▶ **Job**
Find the word "this" in the listing; pull out each line holding it.

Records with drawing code
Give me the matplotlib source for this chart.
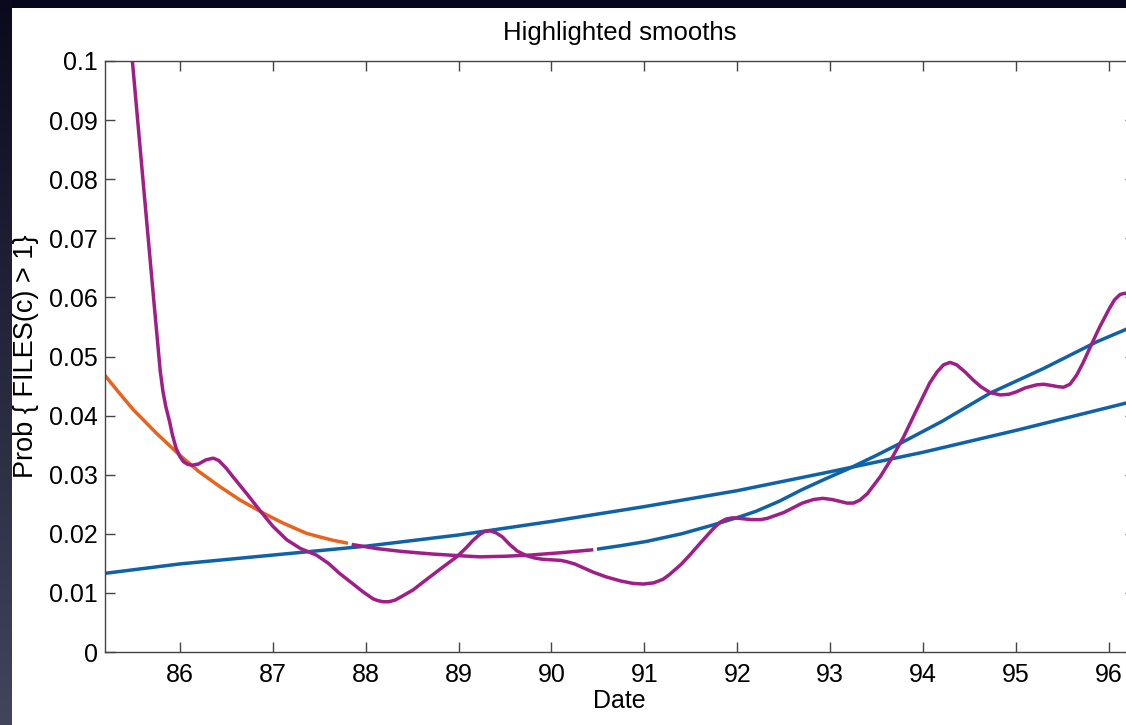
import numpy as np
import matplotlib
matplotlib.use("Agg")
import matplotlib.pyplot as plt
from matplotlib.patches import Rectangle

plt.rcParams['font.family'] = ['Liberation Sans', 'DejaVu Sans']

# ---- data ----
wiggle_x = [85.47, 85.49, 85.60, 85.71, 85.79, 85.82, 85.85, 85.89, 85.92, 85.96, 86.00, 86.04, 86.08,
            86.13, 86.20, 86.28, 86.36, 86.42, 86.50, 86.57, 86.72, 86.86, 87.00, 87.15, 87.30,
            87.47, 87.60, 87.72, 87.85, 87.97, 88.08, 88.13, 88.19, 88.25, 88.32, 88.40, 88.51,
            88.65, 88.80, 88.98, 89.08, 89.15, 89.22, 89.28, 89.34, 89.40, 89.47, 89.55, 89.63,
            89.73, 89.82, 89.90, 90.00, 90.10, 90.16, 90.25, 90.35, 90.45, 90.59, 90.75, 90.88,
            90.99, 91.10, 91.20, 91.27, 91.40, 91.50, 91.60, 91.68, 91.75, 91.82, 91.88, 91.95,
            92.03, 92.15, 92.25, 92.32, 92.50, 92.70, 92.82, 92.92, 93.02, 93.10, 93.18, 93.25,
            93.32, 93.40, 93.54, 93.67, 93.79, 93.93, 94.07, 94.15, 94.22, 94.29, 94.36, 94.45,
            94.54, 94.62, 94.72, 94.83, 94.92, 95.00, 95.10, 95.22, 95.30, 95.38, 95.45, 95.51,
            95.58, 95.65, 95.72, 95.81, 95.90, 96.00, 96.06, 96.12, 96.17, 96.22, 96.28]
wiggle_y = [0.1035, 0.1000, 0.0806, 0.0613, 0.0475, 0.0440, 0.0415, 0.0390, 0.0368, 0.0345, 0.0331, 0.0322, 0.0318,
            0.0316, 0.0318, 0.0325, 0.0328, 0.0324, 0.0311, 0.0297, 0.0268, 0.0240, 0.0213, 0.0190, 0.0175,
            0.0164, 0.0150, 0.0133, 0.0117, 0.0102, 0.0090, 0.0087, 0.0085, 0.0085, 0.0088, 0.0095, 0.0105,
            0.0122, 0.0140, 0.0161, 0.0176, 0.0188, 0.0198, 0.0204, 0.0205, 0.0202, 0.0195, 0.0182, 0.0171,
            0.0163, 0.0159, 0.0157, 0.0156, 0.0155, 0.0153, 0.0149, 0.0142, 0.0135, 0.0127, 0.0120, 0.0116,
            0.0115, 0.0117, 0.0123, 0.0131, 0.0149, 0.0166, 0.0184, 0.0198, 0.0210, 0.0220, 0.0225, 0.0227,
            0.0226, 0.0224, 0.0224, 0.0226, 0.0236, 0.0252, 0.0258, 0.0260, 0.0258, 0.0255, 0.0252, 0.0252,
            0.0257, 0.0268, 0.0297, 0.0330, 0.0364, 0.0410, 0.0455, 0.0474, 0.0486, 0.0490, 0.0486, 0.0474,
            0.0460, 0.0449, 0.0439, 0.0435, 0.0436, 0.0440, 0.0447, 0.0452, 0.0453, 0.0451, 0.0449, 0.0448,
            0.0453, 0.0468, 0.0489, 0.0520, 0.0550, 0.0580, 0.0596, 0.0605, 0.0607, 0.0606, 0.0603]

orange_x = [85.19, 85.35, 85.50, 85.75, 86.00, 86.20, 86.43, 86.65, 86.90, 87.10, 87.36, 87.50, 87.65, 87.81]
orange_y = [0.0469, 0.0438, 0.0410, 0.0370, 0.0333, 0.0306, 0.0280, 0.0257, 0.0235, 0.0219, 0.0201, 0.0195, 0.0189, 0.0184]

mid_x = [87.85, 88.12, 88.40, 88.70, 89.00, 89.23, 89.50, 89.77, 90.10, 90.45]
mid_y = [0.0182, 0.0175, 0.0170, 0.0166, 0.0163, 0.0161, 0.0162, 0.0164, 0.0168, 0.0173]

late_x = [90.49, 90.75, 91.02, 91.40, 91.74, 92.03, 92.20, 92.45, 92.70, 92.95, 93.21, 93.50, 93.79,
          94.20, 94.72, 95.30, 95.87, 96.17, 96.28]
late_y = [0.0174, 0.0180, 0.0187, 0.0200, 0.0215, 0.0229, 0.0238, 0.0255, 0.0275, 0.0293, 0.0311, 0.0333, 0.0356,
          0.0390, 0.0438, 0.0480, 0.0525, 0.0545, 0.0553]

trend_x = [85.19, 86.0, 87.0, 88.0, 89.0, 90.0, 91.0, 92.0, 93.0, 94.0, 95.0, 96.0, 96.28]
trend_y = [0.0133, 0.0149, 0.0164, 0.0179, 0.0198, 0.0221, 0.0246, 0.0273, 0.0305, 0.0338, 0.0375, 0.0414, 0.0425]

x_ticks = [86, 87, 88, 89, 90, 91, 92, 93, 94, 95, 96]
x_tick_labels = [str(t) for t in x_ticks]
y_ticks = [0, 0.01, 0.02, 0.03, 0.04, 0.05, 0.06, 0.07, 0.08, 0.09, 0.1]
y_tick_labels = ['0', '0.01', '0.02', '0.03', '0.04', '0.05', '0.06', '0.07', '0.08', '0.09', '0.1']

PURPLE = '#a01e87'
ORANGE = '#e8631c'
BLUE = '#0f62a8'

W, H = 1126, 725
fig = plt.figure(figsize=(W / 100, H / 100), dpi=100, facecolor='#06061c')

# left gradient strip
bg = fig.add_axes([0, 0, 12 / W, 1], zorder=-3)
grad = np.linspace(0, 1, 256)[:, None]
c_top = np.array([0.04, 0.04, 0.12])
c_bot = np.array([0.26, 0.27, 0.36])
img = (c_top[None, None, :] * (1 - grad[..., None]) + c_bot[None, None, :] * grad[..., None])
bg.imshow(img, aspect='auto', extent=[0, 1, 0, 1], origin='upper')
bg.axis('off')

fig.patches.append(Rectangle((12 / W, 0), 1 - 12 / W, 1 - 8 / H, transform=fig.transFigure,
                             facecolor='white', edgecolor='none', zorder=-2))

ax = fig.add_axes([104.5 / W, (H - 652) / H, 1030.5 / W, (652 - 61) / H])
ax.set_facecolor('white')

lw = 2.5
kw = dict(lw=lw, solid_capstyle='butt', solid_joinstyle='round')
ax.plot(trend_x, trend_y, color=BLUE, **kw)
ax.plot(orange_x, orange_y, color=ORANGE, **kw)
ax.plot(mid_x, mid_y, color=PURPLE, **kw)
ax.plot(late_x, late_y, color=BLUE, **kw)
ax.plot(wiggle_x, wiggle_y, color=PURPLE, **kw)

ax.set_xlim(85.19, 96.28)
ax.set_ylim(0, 0.1)
ax.set_xticks(x_ticks)
ax.set_xticklabels(x_tick_labels)
ax.set_yticks(y_ticks)
ax.set_yticklabels(y_tick_labels)

for s in ax.spines.values():
    s.set_color('#444444')
    s.set_linewidth(1.0)
ax.tick_params(direction='in', top=True, right=True, length=7.5, width=1.0,
               color='#444444', labelsize=18, labelcolor='black')
ax.tick_params(axis='x', pad=8)
ax.tick_params(axis='y', pad=5)

ax.set_title('Highlighted smooths', fontsize=18.5, pad=15, color='black')
ax.set_xlabel('Date', fontsize=18)
ax.set_ylabel('Prob { FILES(c) > 1}', fontsize=19.5)
ax.yaxis.set_label_coords(-0.064, 0.5)
ax.xaxis.set_label_coords(0.5, -0.0625)

fig.savefig('out.png', dpi=100, facecolor=fig.get_facecolor())
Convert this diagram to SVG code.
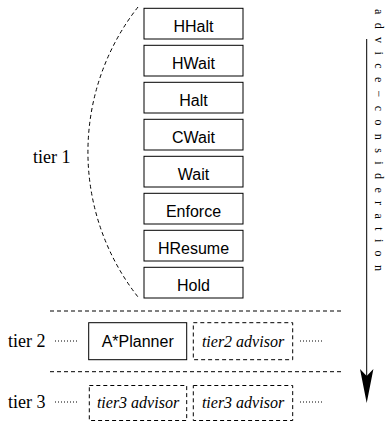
<svg xmlns="http://www.w3.org/2000/svg" width="386" height="422" viewBox="0 0 386 422">
<style>
.box{fill:#fff;stroke:#000;stroke-width:1}
.dbox{fill:none;stroke:#000;stroke-width:1;stroke-dasharray:4 3}
.lbl{font-family:"Liberation Sans",Arial,sans-serif;font-size:16px;text-anchor:middle;fill:#000}
.it{font-family:"Liberation Serif","Times New Roman",serif;font-style:italic;font-size:16px;text-anchor:middle;fill:#000}
.tier{font-family:"Liberation Serif","Times New Roman",serif;font-size:18px;fill:#000}
.dash{stroke:#000;stroke-width:1;stroke-dasharray:4 3;fill:none}
.dot{stroke:#000;stroke-width:1;stroke-dasharray:1 2;fill:none}
</style>
<rect width="386" height="422" fill="#fff"/>
<g id="connectors">
<path class="dash" d="M138,7 A235,235 0 0 0 138,297"/>
<line class="dash" x1="50" y1="311" x2="341" y2="311"/>
<line class="dash" x1="50" y1="371.7" x2="341" y2="371.7"/>
<line class="dot" x1="55" y1="341" x2="79" y2="341"/>
<line class="dot" x1="300" y1="341" x2="322" y2="341"/>
<line class="dot" x1="55" y1="402" x2="79" y2="402"/>
<line class="dot" x1="300" y1="402" x2="322" y2="402"/>
<line x1="366.7" y1="39" x2="366.7" y2="377" stroke="#000" stroke-width="1"/>
<polygon points="366.7,403 360,369 366.7,376 373.4,369" fill="#000"/>
</g>
<g id="labels">
<text class="tier" x="33" y="162.7">tier 1</text>
<text class="tier" x="8" y="346.7">tier 2</text>
<text class="tier" x="8" y="408">tier 3</text>
<text transform="translate(375,9) rotate(90)" font-family="'Liberation Serif','Times New Roman',serif" font-size="12" textLength="262" lengthAdjust="spacing">advice−consideration</text>
</g>
<g id="HHalt"><rect class="box" x="144" y="8.3" width="99" height="30.7"/><text class="lbl" x="193.5" y="31.7">HHalt</text></g>
<g id="HWait"><rect class="box" x="144" y="45.3" width="99" height="30.7"/><text class="lbl" x="193.5" y="68.7">HWait</text></g>
<g id="Halt"><rect class="box" x="144" y="82.3" width="99" height="30.7"/><text class="lbl" x="193.5" y="105.7">Halt</text></g>
<g id="CWait"><rect class="box" x="144" y="119.3" width="99" height="30.7"/><text class="lbl" x="193.5" y="142.7">CWait</text></g>
<g id="Wait"><rect class="box" x="144" y="156.3" width="99" height="30.7"/><text class="lbl" x="193.5" y="179.7">Wait</text></g>
<g id="Enforce"><rect class="box" x="144" y="193.3" width="99" height="30.7"/><text class="lbl" x="193.5" y="216.7">Enforce</text></g>
<g id="HResume"><rect class="box" x="144" y="230.3" width="99" height="30.7"/><text class="lbl" x="193.5" y="253.7">HResume</text></g>
<g id="Hold"><rect class="box" x="144" y="267.3" width="99" height="30.7"/><text class="lbl" x="193.5" y="290.7">Hold</text></g>
<g id="APlanner"><rect class="box" x="88.7" y="322.7" width="98" height="37"/><text class="lbl" x="137.7" y="346.7">A*Planner</text></g>
<g id="tier2advisor"><rect class="dbox" x="193.3" y="322.7" width="99.4" height="37"/><text class="it" x="243" y="346.5">tier2 advisor</text></g>
<g id="tier3advisor1"><rect class="dbox" x="89.3" y="385.5" width="97.4" height="35"/><text class="it" x="138" y="408">tier3 advisor</text></g>
<g id="tier3advisor2"><rect class="dbox" x="193.3" y="385.5" width="99.4" height="35"/><text class="it" x="243" y="408">tier3 advisor</text></g>
</svg>
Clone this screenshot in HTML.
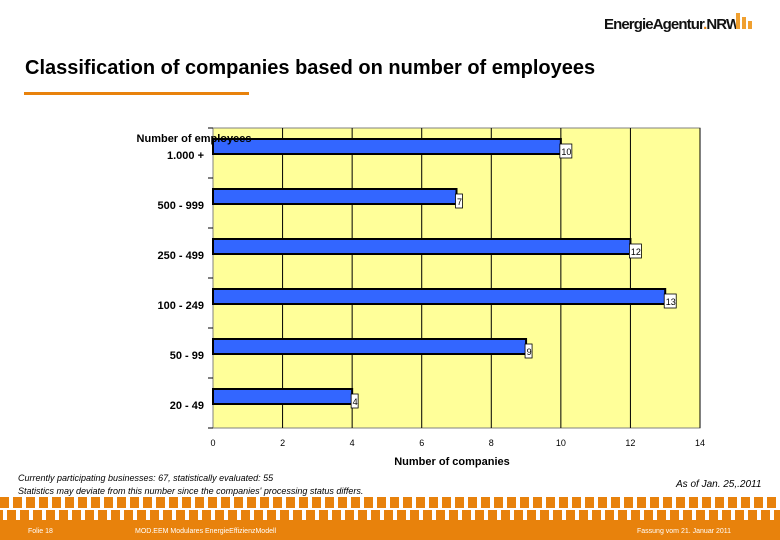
<!DOCTYPE html>
<html><head><meta charset="utf-8"><style>
body{margin:0;width:780px;height:540px;background:#fff;position:relative;overflow:hidden;font-family:"Liberation Sans",sans-serif}
.abs{position:absolute}
</style></head><body>
<div class="abs" style="left:604px;top:16px;font-size:15px;font-weight:bold;letter-spacing:-0.9px;color:#111;white-space:nowrap">EnergieAgentur<span style="color:#e8820c">.</span>NRW</div>
<svg class="abs" style="left:734px;top:11px" width="22" height="20"><path d="M2 2h4v16H2zM8 6h4v12H8zM14 10h4v8h-4z" fill="#f0a030"/></svg>
<div class="abs" style="left:25px;top:57px;font-size:20px;font-weight:bold;color:#000;white-space:nowrap">Classification of companies based on number of employees</div>
<div class="abs" style="left:24px;top:92px;width:225px;height:3px;background:#e8820c"></div>
<svg class="abs" style="left:0;top:0" width="780" height="540" id="chart"></svg>
<div class="abs" style="left:18px;top:472px;font-size:9px;font-style:italic;line-height:13px;color:#000;white-space:nowrap">Currently participating businesses: 67, statistically evaluated: 55<br>Statistics may deviate from this number since the companies' processing status differs.</div>
<div class="abs" style="left:676px;top:479px;font-size:10px;font-style:italic">As of Jan. 25,.2011</div>
<div class="abs" style="left:0;top:497px;width:780px;height:11px;background:repeating-linear-gradient(90deg,#e8820c 0 9px,#fff 9px 13px)"></div>
<div class="abs" style="left:0;top:510px;width:780px;height:10px;background:repeating-linear-gradient(90deg,#e8820c 0 3px,#fff 3px 7px,#e8820c 7px 13px)"></div>
<div class="abs" style="left:0;top:520px;width:780px;height:20px;background:#e8820c;color:#fff;font-size:7px">
<span class="abs" style="left:28px;top:8px">Folie 18</span>
<span class="abs" style="left:135px;top:8px">MOD.EEM Modulares EnergieEffizienzModell</span>
<span class="abs" style="left:637px;top:8px">Fassung vom 21. Januar 2011</span></div>
<script>
const categories=["1.000 +","500 - 999","250 - 499","100 - 249","50 - 99","20 - 49"];
const values=[10,7,12,13,9,4];
const ticks=[0,2,4,6,8,10,12,14];
const NS="http://www.w3.org/2000/svg",svg=document.getElementById('chart');
const x0=213,x1=700,y0=128,y1=428,band=(y1-y0)/categories.length;
const X=v=>x0+v*(x1-x0)/14;
function mk(t,a,txt){const e=document.createElementNS(NS,t);for(const k in a)e.setAttribute(k,a[k]);if(txt!=null)e.textContent=txt;svg.appendChild(e);return e;}
let e=mk('rect',{x:x0,y:y0,width:x1-x0,height:y1-y0,fill:'#ffff99',stroke:'#808080'});

ticks.forEach(t=>{
 if(t>0){e=mk('line',{x1:X(t),x2:X(t),y1:y0,y2:y1,stroke:'#000','stroke-width':1});
 }
 e=mk('text',{x:X(t),y:y1+18,'font-size':9,'text-anchor':'middle'},t);
 
});
for(let i=0;i<=categories.length;i++){mk('line',{x1:x0-5,x2:x0,y1:y0+i*band,y2:y0+i*band,stroke:'#000'});}
categories.forEach((c,i)=>{
 const yt=y0+i*band+11;
 e=mk('rect',{x:x0,y:yt,width:X(values[i])-x0,height:15,fill:'#3366ff',stroke:'#000','stroke-width':2});
 
 e=mk('rect',{x:X(values[i])-1,y:yt+5,width:values[i]>=10?12:7,height:14,fill:'#fff',stroke:'#000','stroke-width':0.8});
 e=mk('text',{x:X(values[i])+0.5,y:yt+16,'font-size':9},values[i]);
 
 e=mk('text',{x:204,y:yt+20,'font-size':11,'font-weight':'bold','text-anchor':'end'},c);
 
});
e=mk('text',{x:194,y:142,'font-size':11,'font-weight':'bold','text-anchor':'middle'},'Number of employees');

e=mk('text',{x:452,y:465,'font-size':11,'font-weight':'bold','text-anchor':'middle'},'Number of companies');

</script>
</body></html>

▶ **Response below**
Give me the matplotlib source for this chart.
Convert this diagram to SVG code.
Clone this screenshot in HTML.
<div class="abs" style="left:18px;top:472px;font-size:9px;font-style:italic;line-height:13px;color:#000;white-space:nowrap">Currently participating businesses: 67, statistically evaluated: 55<br>Statistics may deviate from this number since the companies' processing status differs.</div>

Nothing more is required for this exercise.